Get Off the Unicorn
- First edition cover
- Author: Anne McCaffrey
- Cover artist: Paul Alexander
- Language: English
- Genre: Science fiction
- Publisher: Del Rey/Ballantine
- Publication date: June 1977
- Publication place: United States
- Media type: Print (paperback)
- Pages: xii, 303 pp.
- ISBN: 0-552-10965-7

= Get Off the Unicorn =

Collection of science fiction short stories by Anne McCaffrey

Get Off the Unicorn is a collection of science fiction short stories by American writer Anne McCaffrey, first published in paperback by Del Rey Books in June 1977. Eleven of the fourteen stories were previously published in various magazines and anthologies. Initial sales were brisk; two additional printings were required by year's end.

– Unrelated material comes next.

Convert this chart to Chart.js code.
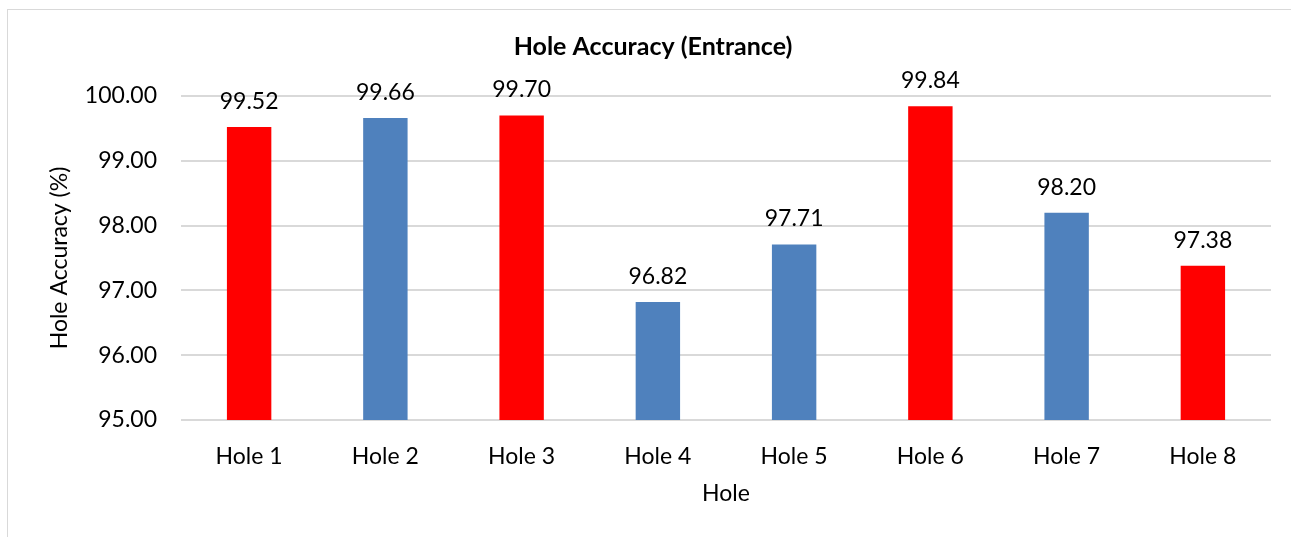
<!DOCTYPE html>
<html>
<head>
<meta charset="utf-8">
<script src="https://cdn.jsdelivr.net/npm/chart.js@4/dist/chart.umd.min.js"></script>
<style>
  html, body { margin: 0; padding: 0; background: #fff; }
  #wrap { position: relative; width: 1291px; height: 537px; overflow: hidden; }
  #frame { position: absolute; left: 7px; top: 9px; width: 1400px; height: 700px;
           border-left: 1px solid #d9d9d9; border-top: 1px solid #d9d9d9; box-sizing: border-box; }
  canvas { position: absolute; left: 0; top: 0; }
</style>
</head>
<body>
<div id="wrap">
  <div id="frame"></div>
  <canvas id="chart" width="1291" height="537"></canvas>
</div>
<script>
// Entrance hole accuracy per hole
const holes = ['Hole 1', 'Hole 2', 'Hole 3', 'Hole 4', 'Hole 5', 'Hole 6', 'Hole 7', 'Hole 8'];
const accuracy = [99.52, 99.66, 99.70, 96.82, 97.71, 99.84, 98.20, 97.38];
const highlight = [true, false, true, false, false, true, false, true];
const yTicks = [95, 96, 97, 98, 99, 100];

const RED = '#FF0000';
const BLUE = '#4F81BD';
const FONT = 'Lato, "Open Sans", sans-serif';

// value labels above each bar
const valueLabels = {
  id: 'valueLabels',
  afterDatasetsDraw(chart) {
    const ctx = chart.ctx;
    const meta = chart.getDatasetMeta(0);
    ctx.save();
    ctx.font = '23px ' + FONT;
    ctx.fillStyle = '#000';
    ctx.textAlign = 'center';
    ctx.textBaseline = 'alphabetic';
    meta.data.forEach((bar, i) => {
      ctx.fillText(accuracy[i].toFixed(2), bar.x, bar.y - 18);
    });
    ctx.restore();
  }
};

// chart heading
const heading = {
  id: 'heading',
  afterDraw(chart) {
    const ctx = chart.ctx;
    ctx.save();
    ctx.font = 'bold 25px ' + FONT;
    ctx.fillStyle = '#000';
    ctx.textAlign = 'center';
    ctx.textBaseline = 'middle';
    ctx.fillText('Hole Accuracy (Entrance)', 653, 47);
    ctx.restore();
  }
};

new Chart(document.getElementById('chart'), {
  type: 'bar',
  data: {
    labels: holes,
    datasets: [{
      data: accuracy,
      backgroundColor: highlight.map(h => h ? RED : BLUE),
      borderWidth: 0,
      categoryPercentage: 1,
      barPercentage: 0.326
    }]
  },
  options: {
    responsive: false,
    animation: false,
    devicePixelRatio: 1,
    layout: { padding: { top: 96, right: 20, left: 0, bottom: 0 } },
    plugins: {
      legend: { display: false },
      title: { display: false },
      tooltip: { enabled: false }
    },
    scales: {
      x: {
        grid: { display: false },
        border: { display: false },
        ticks: { color: '#000', font: { family: FONT, size: 23 }, padding: 15, maxRotation: 0 },
        title: { display: true, text: 'Hole', color: '#000', font: { family: FONT, size: 23 }, padding: { top: 0, bottom: 30 } },
        afterFit(scale) { scale.height = 117; }
      },
      y: {
        min: yTicks[0],
        max: yTicks[yTicks.length - 1],
        afterBuildTicks(scale) { scale.ticks = yTicks.map(v => ({ value: v })); },
        grid: { color: '#d9d9d9', lineWidth: 2, drawTicks: false },
        border: { display: false },
        ticks: { color: '#000', font: { family: FONT, size: 23 }, padding: 24,
                 callback: v => Number(v).toFixed(2) },
        title: { display: true, text: 'Hole Accuracy (%)', color: '#000', font: { family: FONT, size: 23 }, padding: { top: 46, bottom: 0 } },
        afterFit(scale) { scale.width = 181; }
      }
    }
  },
  plugins: [valueLabels, heading]
});
</script>
</body>
</html>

Del Rey reprinted Get off the Unicorn regularly throughout the 1970s and 1980s, and its edition remains in print as of 2015. Corgi issued a British edition in 1979 and an Australian edition in 1980. An audiobook based on the Corgi edition was released in 1985. Severn House issued a hardcover edition in 1982.

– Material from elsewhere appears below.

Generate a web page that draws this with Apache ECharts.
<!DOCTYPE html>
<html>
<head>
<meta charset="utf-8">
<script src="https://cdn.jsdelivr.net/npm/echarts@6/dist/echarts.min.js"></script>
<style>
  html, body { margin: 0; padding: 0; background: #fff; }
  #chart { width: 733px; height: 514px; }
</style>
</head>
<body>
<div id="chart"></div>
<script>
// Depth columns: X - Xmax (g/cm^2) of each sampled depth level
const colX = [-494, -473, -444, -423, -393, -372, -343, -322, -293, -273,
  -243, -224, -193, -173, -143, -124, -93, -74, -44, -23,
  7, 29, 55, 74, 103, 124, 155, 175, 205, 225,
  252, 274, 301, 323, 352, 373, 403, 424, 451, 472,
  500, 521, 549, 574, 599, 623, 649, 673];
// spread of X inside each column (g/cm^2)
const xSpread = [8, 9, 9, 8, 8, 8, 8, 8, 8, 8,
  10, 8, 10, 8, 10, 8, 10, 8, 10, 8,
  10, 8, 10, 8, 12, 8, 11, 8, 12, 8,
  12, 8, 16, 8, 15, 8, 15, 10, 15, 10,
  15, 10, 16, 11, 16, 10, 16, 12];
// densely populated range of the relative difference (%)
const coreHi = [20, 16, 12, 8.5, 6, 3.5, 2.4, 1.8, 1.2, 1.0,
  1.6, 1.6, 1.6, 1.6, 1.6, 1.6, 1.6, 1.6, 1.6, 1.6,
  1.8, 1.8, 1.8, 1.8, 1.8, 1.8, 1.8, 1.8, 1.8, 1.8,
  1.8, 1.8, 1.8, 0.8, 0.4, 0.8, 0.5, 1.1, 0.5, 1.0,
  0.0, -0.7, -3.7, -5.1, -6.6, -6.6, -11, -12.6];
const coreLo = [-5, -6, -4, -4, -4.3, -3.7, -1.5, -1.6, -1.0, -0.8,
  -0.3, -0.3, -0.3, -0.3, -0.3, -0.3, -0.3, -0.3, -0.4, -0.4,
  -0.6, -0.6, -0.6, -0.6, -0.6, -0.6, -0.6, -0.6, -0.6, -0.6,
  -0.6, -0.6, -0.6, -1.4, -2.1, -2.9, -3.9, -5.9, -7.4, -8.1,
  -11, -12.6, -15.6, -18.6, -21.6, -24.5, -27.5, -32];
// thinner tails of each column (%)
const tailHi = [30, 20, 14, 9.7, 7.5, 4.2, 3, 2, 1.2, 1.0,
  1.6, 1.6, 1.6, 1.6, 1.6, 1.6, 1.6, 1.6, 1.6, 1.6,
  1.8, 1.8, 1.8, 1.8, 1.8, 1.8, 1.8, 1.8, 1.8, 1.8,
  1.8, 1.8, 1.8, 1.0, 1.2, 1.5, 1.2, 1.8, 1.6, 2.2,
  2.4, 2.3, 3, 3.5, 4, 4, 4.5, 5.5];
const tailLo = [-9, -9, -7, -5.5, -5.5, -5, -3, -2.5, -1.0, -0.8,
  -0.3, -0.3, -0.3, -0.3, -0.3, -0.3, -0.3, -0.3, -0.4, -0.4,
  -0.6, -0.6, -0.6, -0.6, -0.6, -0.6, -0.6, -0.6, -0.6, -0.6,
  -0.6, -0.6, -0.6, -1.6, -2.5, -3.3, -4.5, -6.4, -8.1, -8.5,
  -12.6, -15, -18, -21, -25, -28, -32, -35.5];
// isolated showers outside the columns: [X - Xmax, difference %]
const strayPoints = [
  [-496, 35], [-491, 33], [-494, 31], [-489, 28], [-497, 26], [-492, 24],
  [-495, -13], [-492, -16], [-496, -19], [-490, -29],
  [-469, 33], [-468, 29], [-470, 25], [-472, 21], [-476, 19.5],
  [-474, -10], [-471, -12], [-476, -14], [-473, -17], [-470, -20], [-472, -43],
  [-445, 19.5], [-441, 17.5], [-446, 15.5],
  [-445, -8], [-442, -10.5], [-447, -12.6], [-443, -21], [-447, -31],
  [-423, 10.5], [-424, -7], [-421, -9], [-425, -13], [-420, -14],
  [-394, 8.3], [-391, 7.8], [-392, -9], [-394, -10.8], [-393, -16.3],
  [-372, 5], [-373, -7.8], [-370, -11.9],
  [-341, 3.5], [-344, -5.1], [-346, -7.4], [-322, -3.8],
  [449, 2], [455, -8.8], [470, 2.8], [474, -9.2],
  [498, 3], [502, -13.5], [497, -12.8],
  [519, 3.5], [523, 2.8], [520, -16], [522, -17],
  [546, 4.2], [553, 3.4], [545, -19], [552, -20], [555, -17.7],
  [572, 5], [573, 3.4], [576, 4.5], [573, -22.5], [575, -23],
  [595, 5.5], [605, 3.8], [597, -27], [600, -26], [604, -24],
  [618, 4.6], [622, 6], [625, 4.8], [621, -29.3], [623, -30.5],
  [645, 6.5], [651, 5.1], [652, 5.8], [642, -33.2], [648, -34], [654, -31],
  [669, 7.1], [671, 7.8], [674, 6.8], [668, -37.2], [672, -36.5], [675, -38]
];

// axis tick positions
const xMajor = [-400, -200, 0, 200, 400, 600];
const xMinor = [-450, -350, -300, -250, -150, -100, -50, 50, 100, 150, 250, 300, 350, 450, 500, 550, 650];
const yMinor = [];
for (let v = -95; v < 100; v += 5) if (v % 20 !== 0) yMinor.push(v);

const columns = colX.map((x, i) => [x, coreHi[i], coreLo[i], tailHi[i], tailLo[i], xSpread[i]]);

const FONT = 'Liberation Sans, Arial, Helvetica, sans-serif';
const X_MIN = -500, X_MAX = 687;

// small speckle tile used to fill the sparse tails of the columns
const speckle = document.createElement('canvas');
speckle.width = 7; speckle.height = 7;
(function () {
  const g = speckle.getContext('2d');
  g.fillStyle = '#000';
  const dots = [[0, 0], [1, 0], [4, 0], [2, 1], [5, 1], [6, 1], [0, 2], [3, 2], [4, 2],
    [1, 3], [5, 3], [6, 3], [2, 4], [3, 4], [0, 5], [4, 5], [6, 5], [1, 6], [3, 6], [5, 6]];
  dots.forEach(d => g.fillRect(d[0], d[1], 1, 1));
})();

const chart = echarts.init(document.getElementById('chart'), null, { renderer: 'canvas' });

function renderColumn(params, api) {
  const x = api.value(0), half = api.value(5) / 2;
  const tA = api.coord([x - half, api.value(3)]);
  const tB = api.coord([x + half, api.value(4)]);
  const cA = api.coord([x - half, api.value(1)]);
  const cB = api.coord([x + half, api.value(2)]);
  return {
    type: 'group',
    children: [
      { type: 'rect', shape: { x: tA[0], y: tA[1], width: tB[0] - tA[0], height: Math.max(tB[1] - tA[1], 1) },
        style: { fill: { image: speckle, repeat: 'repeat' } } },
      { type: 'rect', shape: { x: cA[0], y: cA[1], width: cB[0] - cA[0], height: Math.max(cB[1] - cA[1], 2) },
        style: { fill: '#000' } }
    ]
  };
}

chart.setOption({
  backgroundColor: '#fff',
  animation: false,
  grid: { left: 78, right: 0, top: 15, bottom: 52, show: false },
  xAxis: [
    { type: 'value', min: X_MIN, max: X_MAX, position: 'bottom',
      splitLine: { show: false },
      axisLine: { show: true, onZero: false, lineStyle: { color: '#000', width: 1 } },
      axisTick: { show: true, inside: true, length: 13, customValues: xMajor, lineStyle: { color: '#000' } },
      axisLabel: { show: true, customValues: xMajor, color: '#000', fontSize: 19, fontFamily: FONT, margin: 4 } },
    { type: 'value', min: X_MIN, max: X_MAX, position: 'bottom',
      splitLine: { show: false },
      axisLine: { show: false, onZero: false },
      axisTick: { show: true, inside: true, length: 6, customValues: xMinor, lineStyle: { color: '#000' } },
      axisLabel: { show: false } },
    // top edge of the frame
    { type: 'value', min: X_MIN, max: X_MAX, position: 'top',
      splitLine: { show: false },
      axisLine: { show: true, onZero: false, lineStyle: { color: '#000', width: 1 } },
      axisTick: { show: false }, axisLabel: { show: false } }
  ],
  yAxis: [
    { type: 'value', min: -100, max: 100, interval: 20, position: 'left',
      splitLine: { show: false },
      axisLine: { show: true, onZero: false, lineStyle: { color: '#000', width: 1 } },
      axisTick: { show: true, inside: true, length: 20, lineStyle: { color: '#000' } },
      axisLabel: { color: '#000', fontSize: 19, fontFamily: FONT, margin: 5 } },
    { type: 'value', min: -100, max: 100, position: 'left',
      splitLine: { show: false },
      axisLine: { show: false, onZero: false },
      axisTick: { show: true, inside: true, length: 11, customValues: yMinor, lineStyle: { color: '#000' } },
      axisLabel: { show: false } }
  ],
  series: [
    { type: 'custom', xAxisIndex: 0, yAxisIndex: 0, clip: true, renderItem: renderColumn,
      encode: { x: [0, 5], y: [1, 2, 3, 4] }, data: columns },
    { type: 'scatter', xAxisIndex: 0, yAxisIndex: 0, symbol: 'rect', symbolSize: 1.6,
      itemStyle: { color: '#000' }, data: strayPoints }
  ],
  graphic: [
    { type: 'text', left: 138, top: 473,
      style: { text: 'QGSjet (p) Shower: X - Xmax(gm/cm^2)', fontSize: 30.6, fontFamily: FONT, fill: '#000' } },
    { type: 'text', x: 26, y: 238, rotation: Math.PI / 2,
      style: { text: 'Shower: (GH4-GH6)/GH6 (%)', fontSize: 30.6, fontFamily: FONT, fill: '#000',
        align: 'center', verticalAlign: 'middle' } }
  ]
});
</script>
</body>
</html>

The title was derived by accident: McCaffrey's working title had been "Get of the Unicorn" but this was misprinted as "Get Off the Unicorn" in Ballantine roster of unfilled contracts. After McCaffrey's editor, Judy-Lynn del Rey, was repeatedly asked what "Get Off the Unicorn" was, del Rey asked McCaffrey what she could do about that theme.

==Contents==
- "Lady in the Tower" (The Magazine of Fantasy & Science Fiction, April 1959)
- "A Meeting of Minds" (The Magazine of Fantasy & Science Fiction, January 1969)
- "Daughter" (The Many Worlds of Science Fiction, October 1971)
- "Dull Drums" (Future Quest, September 1973)
- "Changeling" (original to this collection)
- "Weather on Welladay" (Galaxy Science Fiction, March 1969)
- "The Thorns of Barevi" (The Disappearing Future: A Symposium of Speculation, 1970)
- "Horse from a Different Sea" (original to this collection)
- "The Great Canine Chorus" (Infinity One, January 1970)
- "Finder's Keeper" (The Haunt of Horror, August 1973)
- "A Proper Santa Claus" (Demon Kind, March 1973)
- "The Smallest Dragonboy" (Science Fiction Tales, 1973)
- "Apple" (Crime Prevention in the 30th Century, 1969)
- "Honeymoon" (original to this collection)

==Relation to McCaffrey's series==
- "Lady in the Tower" was expanded to become The Rowan (1990) and "A Meeting of Minds" was incorporated into Damia (1992). Both books are part of McCaffrey's Tower and the Hive series.
- "Daughter" and "Dull Drums" share the character of Nora Fenn.
- A modified version of "The Thorns of Barevi" became the beginning of Freedom's Landing, the first book in the Catteni series.
- "The Smallest Dragonboy" is set on Pern at the time of the Ninth Pass and was later reprinted in A Gift of Dragons (2002).
- "Apple" is set in McCaffrey's Talents universe and was previously incorporated into To Ride Pegasus (1973).
- "Honeymoon" "ties up the loose end" of Helva & Niall's story (from The Ship Who Sang (1969))

==Reception==
Evie Wilson and Michael McCue praised the collection, citing McCaffrey's introductory anecdotes as a highlight of the work. Others have commented that the collection's stories "demonstrate the limits of McCaffrey's range of emotions and subjects". McCaffrey biographer Robin Roberts wrote that the collection demonstrates McCaffrey's status in the field, showing "the power and appeal of [her] reputation as an author . . . [and] the power of her name to sell books". Duncan Lunan, however, reviewing the first hardcover edition for the Glasgow Herald, received the collection without enthusiasm; he was particularly critical of "The Smallest Dragonboy", declaring that "the grimness [of the Pern series] has gone, and the grandeur has gone along with it".